▶ [To be done] Within the data that follows, set down exactly the lines from the one containing "Generate a component" through the one containing "Serif', 'Noto Sans", both ends included.

▶ [Data listing]
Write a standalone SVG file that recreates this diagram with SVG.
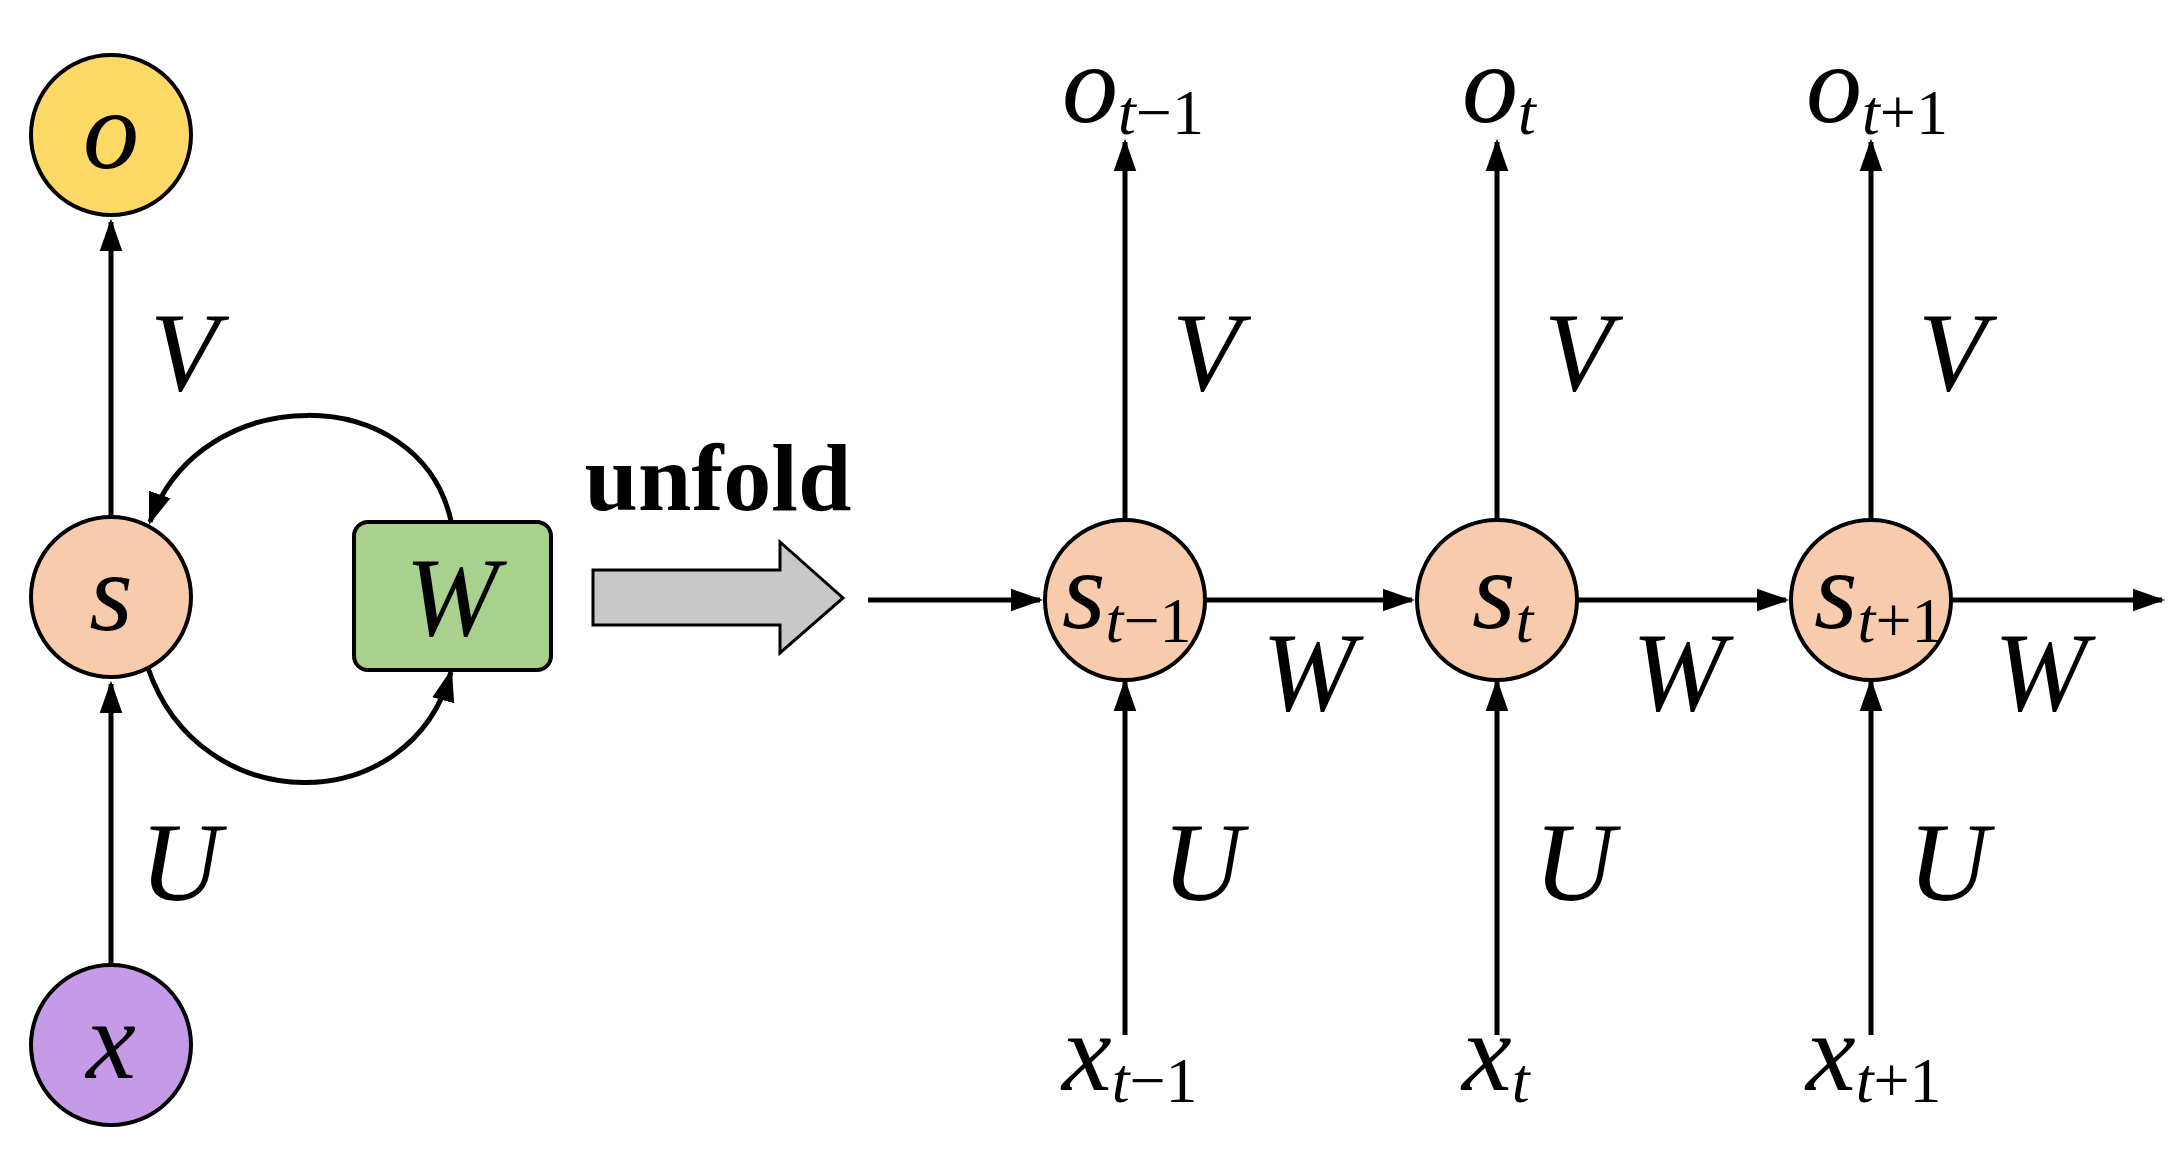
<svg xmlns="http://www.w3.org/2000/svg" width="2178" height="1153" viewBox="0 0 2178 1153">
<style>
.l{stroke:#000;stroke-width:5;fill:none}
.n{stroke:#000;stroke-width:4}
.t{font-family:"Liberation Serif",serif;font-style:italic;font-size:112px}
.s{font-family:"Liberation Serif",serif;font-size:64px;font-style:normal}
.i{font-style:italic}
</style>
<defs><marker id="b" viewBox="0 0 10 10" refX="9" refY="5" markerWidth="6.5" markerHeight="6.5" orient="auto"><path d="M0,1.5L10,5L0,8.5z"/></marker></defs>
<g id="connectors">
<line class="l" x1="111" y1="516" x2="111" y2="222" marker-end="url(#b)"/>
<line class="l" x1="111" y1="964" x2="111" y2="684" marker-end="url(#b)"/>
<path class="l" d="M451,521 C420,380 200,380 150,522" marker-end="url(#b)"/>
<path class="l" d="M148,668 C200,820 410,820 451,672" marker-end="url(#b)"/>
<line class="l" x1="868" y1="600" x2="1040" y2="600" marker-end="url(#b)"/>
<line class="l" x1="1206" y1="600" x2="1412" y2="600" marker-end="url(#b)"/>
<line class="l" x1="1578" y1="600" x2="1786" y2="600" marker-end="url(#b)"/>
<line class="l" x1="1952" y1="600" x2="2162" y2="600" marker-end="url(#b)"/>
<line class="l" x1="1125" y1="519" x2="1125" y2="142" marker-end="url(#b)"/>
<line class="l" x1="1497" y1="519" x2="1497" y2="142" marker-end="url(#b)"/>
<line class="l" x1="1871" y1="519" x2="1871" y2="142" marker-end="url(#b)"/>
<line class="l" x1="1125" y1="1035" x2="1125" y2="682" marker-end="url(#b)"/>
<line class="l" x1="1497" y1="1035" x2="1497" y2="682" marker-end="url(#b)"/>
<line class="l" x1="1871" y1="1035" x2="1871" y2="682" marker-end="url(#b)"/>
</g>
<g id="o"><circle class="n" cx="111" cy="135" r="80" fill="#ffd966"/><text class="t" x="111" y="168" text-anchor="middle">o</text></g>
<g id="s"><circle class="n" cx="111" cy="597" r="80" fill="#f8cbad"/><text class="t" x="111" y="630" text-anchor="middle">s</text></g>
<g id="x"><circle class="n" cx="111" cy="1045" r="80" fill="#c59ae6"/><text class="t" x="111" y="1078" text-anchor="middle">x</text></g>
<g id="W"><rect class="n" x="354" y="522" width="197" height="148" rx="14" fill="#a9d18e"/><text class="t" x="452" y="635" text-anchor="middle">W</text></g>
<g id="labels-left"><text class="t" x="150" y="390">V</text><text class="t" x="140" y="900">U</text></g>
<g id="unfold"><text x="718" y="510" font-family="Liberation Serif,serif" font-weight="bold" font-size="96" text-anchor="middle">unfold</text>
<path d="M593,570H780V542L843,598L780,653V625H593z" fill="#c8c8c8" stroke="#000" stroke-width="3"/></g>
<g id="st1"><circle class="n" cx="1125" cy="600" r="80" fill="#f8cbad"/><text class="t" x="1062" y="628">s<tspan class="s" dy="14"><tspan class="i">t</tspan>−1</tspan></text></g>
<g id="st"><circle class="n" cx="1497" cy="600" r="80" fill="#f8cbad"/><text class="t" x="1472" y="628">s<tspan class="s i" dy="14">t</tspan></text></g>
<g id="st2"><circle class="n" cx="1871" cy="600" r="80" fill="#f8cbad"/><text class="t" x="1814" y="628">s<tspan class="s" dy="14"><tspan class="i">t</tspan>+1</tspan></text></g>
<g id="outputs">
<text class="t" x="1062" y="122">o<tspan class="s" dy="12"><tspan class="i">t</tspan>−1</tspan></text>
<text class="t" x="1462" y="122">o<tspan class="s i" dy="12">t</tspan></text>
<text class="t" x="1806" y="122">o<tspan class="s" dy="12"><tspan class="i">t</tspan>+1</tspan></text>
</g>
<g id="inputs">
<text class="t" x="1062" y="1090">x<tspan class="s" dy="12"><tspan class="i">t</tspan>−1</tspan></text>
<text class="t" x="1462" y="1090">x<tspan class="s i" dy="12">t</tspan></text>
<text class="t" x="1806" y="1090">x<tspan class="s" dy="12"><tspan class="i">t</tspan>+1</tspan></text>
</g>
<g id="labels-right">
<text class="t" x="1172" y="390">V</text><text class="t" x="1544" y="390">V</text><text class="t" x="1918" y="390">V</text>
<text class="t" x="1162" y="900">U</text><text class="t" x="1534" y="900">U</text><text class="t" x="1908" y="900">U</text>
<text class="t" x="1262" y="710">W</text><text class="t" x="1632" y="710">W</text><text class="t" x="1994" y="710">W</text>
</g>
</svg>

==

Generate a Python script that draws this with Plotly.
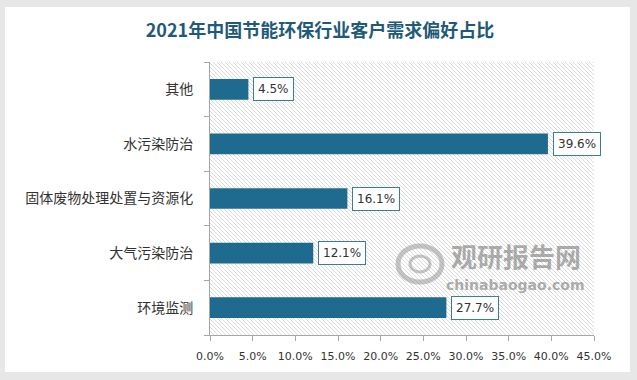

* * *

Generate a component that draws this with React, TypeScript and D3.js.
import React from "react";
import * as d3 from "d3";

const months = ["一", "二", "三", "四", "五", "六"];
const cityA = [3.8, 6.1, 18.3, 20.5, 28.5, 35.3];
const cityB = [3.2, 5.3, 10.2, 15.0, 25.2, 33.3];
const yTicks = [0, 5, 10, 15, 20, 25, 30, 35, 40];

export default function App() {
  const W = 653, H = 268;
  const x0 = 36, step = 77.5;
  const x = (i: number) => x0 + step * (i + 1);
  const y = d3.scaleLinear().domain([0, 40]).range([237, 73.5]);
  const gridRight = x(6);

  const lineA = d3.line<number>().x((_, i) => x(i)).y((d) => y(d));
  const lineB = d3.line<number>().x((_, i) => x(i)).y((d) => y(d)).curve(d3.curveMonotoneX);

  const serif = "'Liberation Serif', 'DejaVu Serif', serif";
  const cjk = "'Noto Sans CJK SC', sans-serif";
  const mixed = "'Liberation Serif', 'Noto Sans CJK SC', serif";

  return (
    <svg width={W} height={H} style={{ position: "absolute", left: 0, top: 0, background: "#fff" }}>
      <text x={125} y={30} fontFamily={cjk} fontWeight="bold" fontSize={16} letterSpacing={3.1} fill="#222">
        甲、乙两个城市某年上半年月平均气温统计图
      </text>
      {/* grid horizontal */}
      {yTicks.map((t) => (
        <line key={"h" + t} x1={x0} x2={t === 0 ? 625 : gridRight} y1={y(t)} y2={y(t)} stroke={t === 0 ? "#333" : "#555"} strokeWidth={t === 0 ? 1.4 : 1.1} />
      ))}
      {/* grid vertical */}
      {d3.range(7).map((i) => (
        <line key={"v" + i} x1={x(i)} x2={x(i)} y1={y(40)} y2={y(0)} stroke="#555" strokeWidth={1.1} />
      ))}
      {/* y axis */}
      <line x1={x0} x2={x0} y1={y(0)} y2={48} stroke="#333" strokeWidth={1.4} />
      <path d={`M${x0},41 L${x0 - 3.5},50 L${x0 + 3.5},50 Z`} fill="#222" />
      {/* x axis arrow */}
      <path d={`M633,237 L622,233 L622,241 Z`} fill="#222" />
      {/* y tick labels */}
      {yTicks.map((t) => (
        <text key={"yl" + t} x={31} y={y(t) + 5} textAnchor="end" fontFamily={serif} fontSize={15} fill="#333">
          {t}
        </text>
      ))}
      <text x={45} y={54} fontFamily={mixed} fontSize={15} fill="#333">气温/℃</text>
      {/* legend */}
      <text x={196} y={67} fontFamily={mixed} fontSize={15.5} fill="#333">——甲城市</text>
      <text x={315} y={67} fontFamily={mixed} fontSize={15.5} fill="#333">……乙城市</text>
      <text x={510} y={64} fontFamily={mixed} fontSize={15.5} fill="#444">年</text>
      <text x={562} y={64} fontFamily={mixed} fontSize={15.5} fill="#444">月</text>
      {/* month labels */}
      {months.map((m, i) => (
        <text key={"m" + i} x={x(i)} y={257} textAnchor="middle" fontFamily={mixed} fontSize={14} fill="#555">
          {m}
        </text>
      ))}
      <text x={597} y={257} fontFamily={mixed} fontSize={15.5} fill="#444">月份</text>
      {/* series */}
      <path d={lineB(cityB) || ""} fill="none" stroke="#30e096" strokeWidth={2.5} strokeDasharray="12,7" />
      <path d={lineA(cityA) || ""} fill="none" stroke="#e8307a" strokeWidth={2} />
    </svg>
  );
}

▶ [Full answer]
Generate a component that draws this with React, TypeScript and D3.js.
import React from "react";
import * as d3 from "d3";

const months = ["一", "二", "三", "四", "五", "六"];
const cityA = [3.8, 6.1, 18.3, 20.5, 28.5, 35.3];
const cityB = [3.2, 5.3, 10.2, 15.0, 25.2, 33.3];
const yTicks = [0, 5, 10, 15, 20, 25, 30, 35, 40];

export default function App() {
  const W = 653, H = 268;
  const x0 = 36, step = 77.5;
  const x = (i: number) => x0 + step * (i + 1);
  const y = d3.scaleLinear().domain([0, 40]).range([237, 73.5]);
  const gridRight = x(6);

  const lineA = d3.line<number>().x((_, i) => x(i)).y((d) => y(d));
  const lineB = d3.line<number>().x((_, i) => x(i)).y((d) => y(d)).curve(d3.curveMonotoneX);

  const serif = "'Liberation Serif', 'DejaVu Serif', serif";
  const cjk = "'Noto Sans CJK SC', sans-serif";
  const mixed = "'Liberation Serif', 'Noto Sans CJK SC', serif";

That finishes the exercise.